#### EXERCISE DIRECTIONS:
Answer with a single number, the count of lines holding the word "matplotlib".

********

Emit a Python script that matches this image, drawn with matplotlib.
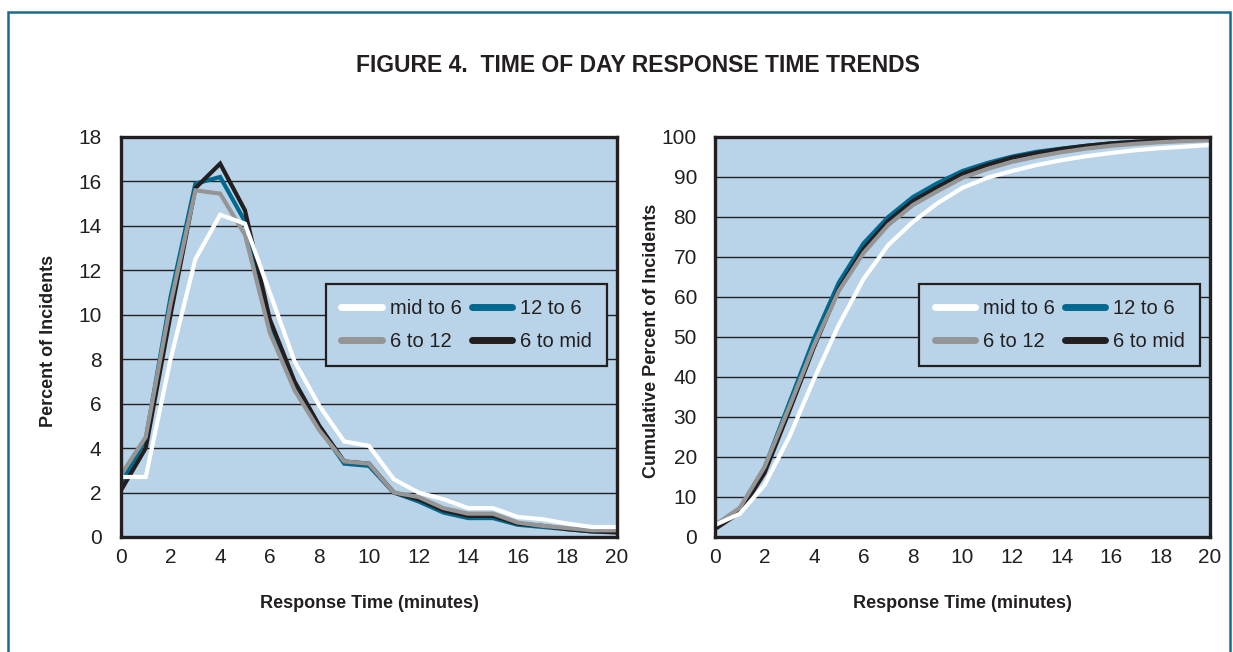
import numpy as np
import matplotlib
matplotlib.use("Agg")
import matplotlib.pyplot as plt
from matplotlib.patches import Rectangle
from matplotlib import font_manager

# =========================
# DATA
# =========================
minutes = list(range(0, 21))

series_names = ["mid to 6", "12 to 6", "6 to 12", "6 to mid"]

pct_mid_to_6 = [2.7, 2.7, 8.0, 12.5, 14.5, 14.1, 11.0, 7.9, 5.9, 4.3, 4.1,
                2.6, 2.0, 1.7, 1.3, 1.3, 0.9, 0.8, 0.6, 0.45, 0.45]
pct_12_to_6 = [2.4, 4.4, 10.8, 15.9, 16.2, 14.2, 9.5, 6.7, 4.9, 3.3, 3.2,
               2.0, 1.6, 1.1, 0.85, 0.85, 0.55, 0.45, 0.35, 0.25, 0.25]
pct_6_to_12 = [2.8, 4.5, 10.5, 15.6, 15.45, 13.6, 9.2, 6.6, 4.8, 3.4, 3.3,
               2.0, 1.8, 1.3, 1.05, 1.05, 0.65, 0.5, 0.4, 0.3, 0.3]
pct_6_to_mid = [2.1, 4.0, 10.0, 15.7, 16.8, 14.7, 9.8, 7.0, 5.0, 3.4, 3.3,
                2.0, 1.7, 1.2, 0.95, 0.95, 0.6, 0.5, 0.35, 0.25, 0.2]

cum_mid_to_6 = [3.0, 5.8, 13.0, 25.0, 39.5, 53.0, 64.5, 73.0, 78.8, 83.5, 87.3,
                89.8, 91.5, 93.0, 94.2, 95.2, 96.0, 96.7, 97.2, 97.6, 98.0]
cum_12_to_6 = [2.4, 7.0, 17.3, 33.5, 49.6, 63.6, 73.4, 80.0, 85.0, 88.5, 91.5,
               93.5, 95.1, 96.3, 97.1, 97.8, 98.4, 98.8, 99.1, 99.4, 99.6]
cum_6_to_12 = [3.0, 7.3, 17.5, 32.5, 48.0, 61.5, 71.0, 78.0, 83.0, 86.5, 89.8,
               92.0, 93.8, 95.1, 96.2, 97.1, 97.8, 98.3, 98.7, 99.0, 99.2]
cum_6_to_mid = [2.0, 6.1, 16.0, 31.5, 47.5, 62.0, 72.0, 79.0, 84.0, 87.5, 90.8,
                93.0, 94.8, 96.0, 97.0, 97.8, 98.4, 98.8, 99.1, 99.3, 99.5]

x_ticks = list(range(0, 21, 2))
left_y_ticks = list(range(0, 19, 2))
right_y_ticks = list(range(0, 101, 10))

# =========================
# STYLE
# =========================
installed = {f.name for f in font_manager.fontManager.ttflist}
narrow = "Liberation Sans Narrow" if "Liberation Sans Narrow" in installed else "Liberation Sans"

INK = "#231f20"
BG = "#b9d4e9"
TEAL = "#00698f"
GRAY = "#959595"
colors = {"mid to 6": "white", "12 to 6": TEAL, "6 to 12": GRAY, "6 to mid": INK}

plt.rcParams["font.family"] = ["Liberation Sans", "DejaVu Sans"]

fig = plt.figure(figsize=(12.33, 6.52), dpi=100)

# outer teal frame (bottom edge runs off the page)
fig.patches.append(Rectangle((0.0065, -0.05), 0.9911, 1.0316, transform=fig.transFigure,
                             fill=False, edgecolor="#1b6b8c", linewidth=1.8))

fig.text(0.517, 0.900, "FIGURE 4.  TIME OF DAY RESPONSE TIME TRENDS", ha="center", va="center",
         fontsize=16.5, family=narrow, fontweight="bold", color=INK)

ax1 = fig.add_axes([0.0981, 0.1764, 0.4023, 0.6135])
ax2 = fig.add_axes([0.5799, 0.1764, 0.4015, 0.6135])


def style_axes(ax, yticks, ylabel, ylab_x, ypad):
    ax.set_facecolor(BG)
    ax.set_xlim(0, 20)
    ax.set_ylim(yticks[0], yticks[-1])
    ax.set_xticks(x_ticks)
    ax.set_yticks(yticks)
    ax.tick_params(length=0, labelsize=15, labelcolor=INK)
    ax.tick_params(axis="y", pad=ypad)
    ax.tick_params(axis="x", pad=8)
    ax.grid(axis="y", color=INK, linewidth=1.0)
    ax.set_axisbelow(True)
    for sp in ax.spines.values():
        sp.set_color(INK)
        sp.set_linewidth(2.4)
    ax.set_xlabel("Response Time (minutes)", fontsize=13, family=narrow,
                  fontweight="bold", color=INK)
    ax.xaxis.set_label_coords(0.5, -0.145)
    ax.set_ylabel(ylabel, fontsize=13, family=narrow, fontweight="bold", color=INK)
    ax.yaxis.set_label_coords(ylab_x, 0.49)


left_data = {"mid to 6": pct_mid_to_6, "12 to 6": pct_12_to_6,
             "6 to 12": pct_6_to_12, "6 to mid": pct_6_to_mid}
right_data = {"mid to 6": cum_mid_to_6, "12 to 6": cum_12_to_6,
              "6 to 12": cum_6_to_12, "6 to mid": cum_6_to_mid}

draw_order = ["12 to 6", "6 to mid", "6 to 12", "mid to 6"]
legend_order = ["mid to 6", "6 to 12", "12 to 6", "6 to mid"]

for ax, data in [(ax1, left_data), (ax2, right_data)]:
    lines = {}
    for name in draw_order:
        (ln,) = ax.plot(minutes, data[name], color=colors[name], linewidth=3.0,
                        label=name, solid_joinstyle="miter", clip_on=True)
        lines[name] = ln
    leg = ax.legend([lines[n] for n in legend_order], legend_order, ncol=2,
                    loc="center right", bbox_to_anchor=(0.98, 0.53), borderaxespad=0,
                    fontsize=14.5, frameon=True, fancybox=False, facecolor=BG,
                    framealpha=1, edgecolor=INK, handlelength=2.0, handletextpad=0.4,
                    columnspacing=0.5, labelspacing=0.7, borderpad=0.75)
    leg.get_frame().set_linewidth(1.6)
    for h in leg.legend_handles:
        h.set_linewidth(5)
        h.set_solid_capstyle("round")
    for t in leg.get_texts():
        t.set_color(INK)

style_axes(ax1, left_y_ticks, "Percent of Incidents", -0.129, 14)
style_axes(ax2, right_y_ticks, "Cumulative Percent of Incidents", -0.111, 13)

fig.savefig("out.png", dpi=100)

********

#### EXERCISE RESULT:
6